Brief -> Set down the data below from its first line to the line holding "y_ticks = [-200, -150, -100, -50, 0, 50, 100, 150]", inclusive; omit all pictures.

___

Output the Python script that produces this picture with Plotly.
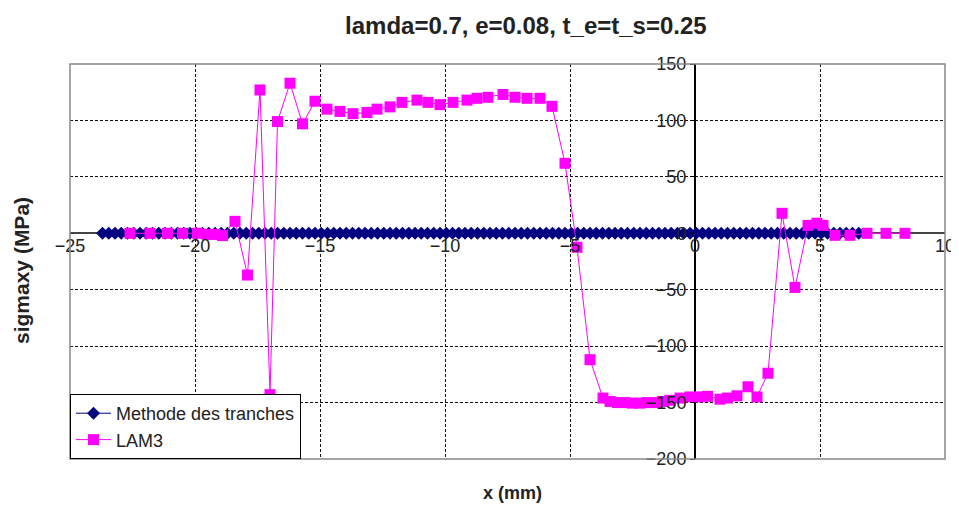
import plotly.graph_objects as go

# Methode des tranches (all values zero along the slice positions)
tranches_x = [-23.7, -23.45, -23.2, -22.95, -22.7, -22.45, -22.2, -21.95, -21.7, -21.45,
              -21.2, -20.95, -20.7, -20.45, -20.2, -19.95, -19.7, -19.45, -19.2, -18.95,
              -18.7, -18.45, -18.2, -17.95, -17.7, -17.45, -17.2, -16.95, -16.7, -16.45,
              -16.2, -15.95, -15.7, -15.45, -15.2, -14.95, -14.7, -14.45, -14.2, -13.95,
              -13.7, -13.45, -13.2, -12.95, -12.7, -12.45, -12.2, -11.95, -11.7, -11.45,
              -11.2, -10.95, -10.7, -10.45, -10.2, -9.95, -9.7, -9.45, -9.2, -8.95,
              -8.7, -8.45, -8.2, -7.95, -7.7, -7.45, -7.2, -6.95, -6.7, -6.45,
              -6.2, -5.95, -5.7, -5.45, -5.2, -4.95, -4.7, -4.45, -4.2, -3.95,
              -3.7, -3.45, -3.2, -2.95, -2.7, -2.45, -2.2, -1.95, -1.7, -1.45,
              -1.2, -0.95, -0.7, -0.45, -0.2, 0.05, 0.3, 0.55, 0.8, 1.05,
              1.3, 1.55, 1.8, 2.05, 2.3, 2.55, 2.8, 3.05, 3.3, 3.55,
              3.8, 4.05, 4.3, 4.55, 4.8, 5.05, 5.3, 5.55, 5.8, 6.05, 6.3, 6.55]
tranches_y = [0.0] * len(tranches_x)

# LAM3
lam3_x = [-22.6, -21.8, -21.1, -20.5, -19.9, -19.5, -19.2, -18.9,
          -18.4, -17.9, -17.4, -17.0, -16.7, -16.2, -15.7, -15.2,
          -14.72, -14.2, -13.68, -13.12, -12.72, -12.2, -11.72, -11.12, -10.68,
          -10.2, -9.68, -9.12, -8.72, -8.28, -7.68, -7.2, -6.72, -6.2, -5.72,
          -5.2, -4.72, -4.2, -3.68, -3.4, -3.1, -2.8, -2.5, -2.2, -1.9, -1.6,
          -1.3, -1.0, -0.6, -0.2, 0.2, 0.5, 1.0, 1.3, 1.68, 2.12, 2.48, 2.92,
          3.48, 4.0, 4.52, 4.88, 5.12, 5.6, 6.2, 6.88, 7.64, 8.4]
lam3_y = [0, 0, 0, 0, 0, -1, -1, -2,
          10.6, -37, 127, -143, 99, 133, 97, 117,
          110, 108, 106, 107, 110, 112, 116, 118, 116,
          114, 116, 118, 119.6, 120.5, 123, 120.5, 119.6, 119.6, 112.5,
          62, -12.4, -112, -146, -149, -150, -150, -150.5, -150.5, -150, -150,
          -149, -148, -146, -145, -145, -144.5, -147, -146, -144, -136, -145, -124,
          17.7, -48, 7, 8.9, 7, -1.8, -1.8, 0, 0, 0]

x_ticks = [-25, -20, -15, -10, -5, 0, 5, 10]
y_ticks = [-200, -150, -100, -50, 0, 50, 100, 150]

FONT = "Liberation Sans, Arial, sans-serif"
TXT = "#222222"

# page body has an 8px margin: size the figure so it fills the window exactly
W, H = 951, 497

fig = go.Figure()
fig.add_trace(go.Scatter(
    x=tranches_x, y=tranches_y, mode="lines+markers", name="Methode des tranches",
    line=dict(color="#000080", width=1),
    marker=dict(symbol="diamond", size=10, color="#000080"),
))
fig.add_trace(go.Scatter(
    x=lam3_x, y=lam3_y, mode="lines+markers", name="LAM3",
    line=dict(color="#FF00FF", width=1),
    marker=dict(symbol="square", size=11, color="#FF00FF"),
))

fig.update_layout(
    width=W, height=H,
    margin=dict(l=62, r=14, t=56, b=46),
    paper_bgcolor="white", plot_bgcolor="white",
    font=dict(family=FONT, size=17, color=TXT),
    title=dict(text="<b>lamda=0.7, e=0.08, t_e=t_s=0.25</b>", x=0.521, xref="paper",
               xanchor="center", y=1 - 18 / H, yanchor="middle",
               font=dict(size=24, color=TXT)),
    xaxis=dict(range=[-25, 10], tickvals=x_ticks, anchor="free", position=(459 - 233) / 395,
               showgrid=True, gridcolor="#111111", griddash="3px,2px", gridwidth=1,
               zeroline=True, zerolinecolor="black", zerolinewidth=1.5,
               showline=False, ticks="", automargin=False,
               tickfont=dict(size=18, color=TXT)),
    yaxis=dict(range=[-200, 150], tickvals=y_ticks, anchor="free", position=(695 - 70) / 875,
               showgrid=True, gridcolor="#111111", griddash="3px,2px", gridwidth=1,
               zeroline=True, zerolinecolor="#444444", zerolinewidth=1.5,
               showline=False, ticks="outside", ticklen=5, tickcolor="black",
               automargin=False, tickfont=dict(size=18, color=TXT)),
    legend=dict(x=0, y=0, xanchor="left", yanchor="bottom", bgcolor="white",
                bordercolor="black", borderwidth=1, font=dict(size=18, color=TXT),
                tracegroupgap=0, itemwidth=35),
    showlegend=True,
)

fig.add_shape(type="rect", xref="paper", yref="paper", x0=0, y0=0, x1=1, y1=1,
              line=dict(color="#888888", width=1.5), layer="above")

fig.add_annotation(text="<b>x (mm)</b>", xref="paper", yref="paper", x=0.506,
                   y=-(493 - 459) / 395, showarrow=False, yanchor="middle",
                   font=dict(size=18, color=TXT))
fig.add_annotation(text="<b>sigmaxy (MPa)</b>", xref="paper", yref="paper",
                   x=-(70 - 21) / 875, y=(459 - 271) / 395, textangle=-90,
                   showarrow=False, xanchor="center", yanchor="middle",
                   font=dict(size=21, color=TXT))

fig.write_html("out.html")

___

Written solution ->
Output the Python script that produces this picture with Plotly.
import plotly.graph_objects as go

# Methode des tranches (all values zero along the slice positions)
tranches_x = [-23.7, -23.45, -23.2, -22.95, -22.7, -22.45, -22.2, -21.95, -21.7, -21.45,
              -21.2, -20.95, -20.7, -20.45, -20.2, -19.95, -19.7, -19.45, -19.2, -18.95,
              -18.7, -18.45, -18.2, -17.95, -17.7, -17.45, -17.2, -16.95, -16.7, -16.45,
              -16.2, -15.95, -15.7, -15.45, -15.2, -14.95, -14.7, -14.45, -14.2, -13.95,
              -13.7, -13.45, -13.2, -12.95, -12.7, -12.45, -12.2, -11.95, -11.7, -11.45,
              -11.2, -10.95, -10.7, -10.45, -10.2, -9.95, -9.7, -9.45, -9.2, -8.95,
              -8.7, -8.45, -8.2, -7.95, -7.7, -7.45, -7.2, -6.95, -6.7, -6.45,
              -6.2, -5.95, -5.7, -5.45, -5.2, -4.95, -4.7, -4.45, -4.2, -3.95,
              -3.7, -3.45, -3.2, -2.95, -2.7, -2.45, -2.2, -1.95, -1.7, -1.45,
              -1.2, -0.95, -0.7, -0.45, -0.2, 0.05, 0.3, 0.55, 0.8, 1.05,
              1.3, 1.55, 1.8, 2.05, 2.3, 2.55, 2.8, 3.05, 3.3, 3.55,
              3.8, 4.05, 4.3, 4.55, 4.8, 5.05, 5.3, 5.55, 5.8, 6.05, 6.3, 6.55]
tranches_y = [0.0] * len(tranches_x)

# LAM3
lam3_x = [-22.6, -21.8, -21.1, -20.5, -19.9, -19.5, -19.2, -18.9,
          -18.4, -17.9, -17.4, -17.0, -16.7, -16.2, -15.7, -15.2,
          -14.72, -14.2, -13.68, -13.12, -12.72, -12.2, -11.72, -11.12, -10.68,
          -10.2, -9.68, -9.12, -8.72, -8.28, -7.68, -7.2, -6.72, -6.2, -5.72,
          -5.2, -4.72, -4.2, -3.68, -3.4, -3.1, -2.8, -2.5, -2.2, -1.9, -1.6,
          -1.3, -1.0, -0.6, -0.2, 0.2, 0.5, 1.0, 1.3, 1.68, 2.12, 2.48, 2.92,
          3.48, 4.0, 4.52, 4.88, 5.12, 5.6, 6.2, 6.88, 7.64, 8.4]
lam3_y = [0, 0, 0, 0, 0, -1, -1, -2,
          10.6, -37, 127, -143, 99, 133, 97, 117,
          110, 108, 106, 107, 110, 112, 116, 118, 116,
          114, 116, 118, 119.6, 120.5, 123, 120.5, 119.6, 119.6, 112.5,
          62, -12.4, -112, -146, -149, -150, -150, -150.5, -150.5, -150, -150,
          -149, -148, -146, -145, -145, -144.5, -147, -146, -144, -136, -145, -124,
          17.7, -48, 7, 8.9, 7, -1.8, -1.8, 0, 0, 0]

x_ticks = [-25, -20, -15, -10, -5, 0, 5, 10]
y_ticks = [-200, -150, -100, -50, 0, 50, 100, 150]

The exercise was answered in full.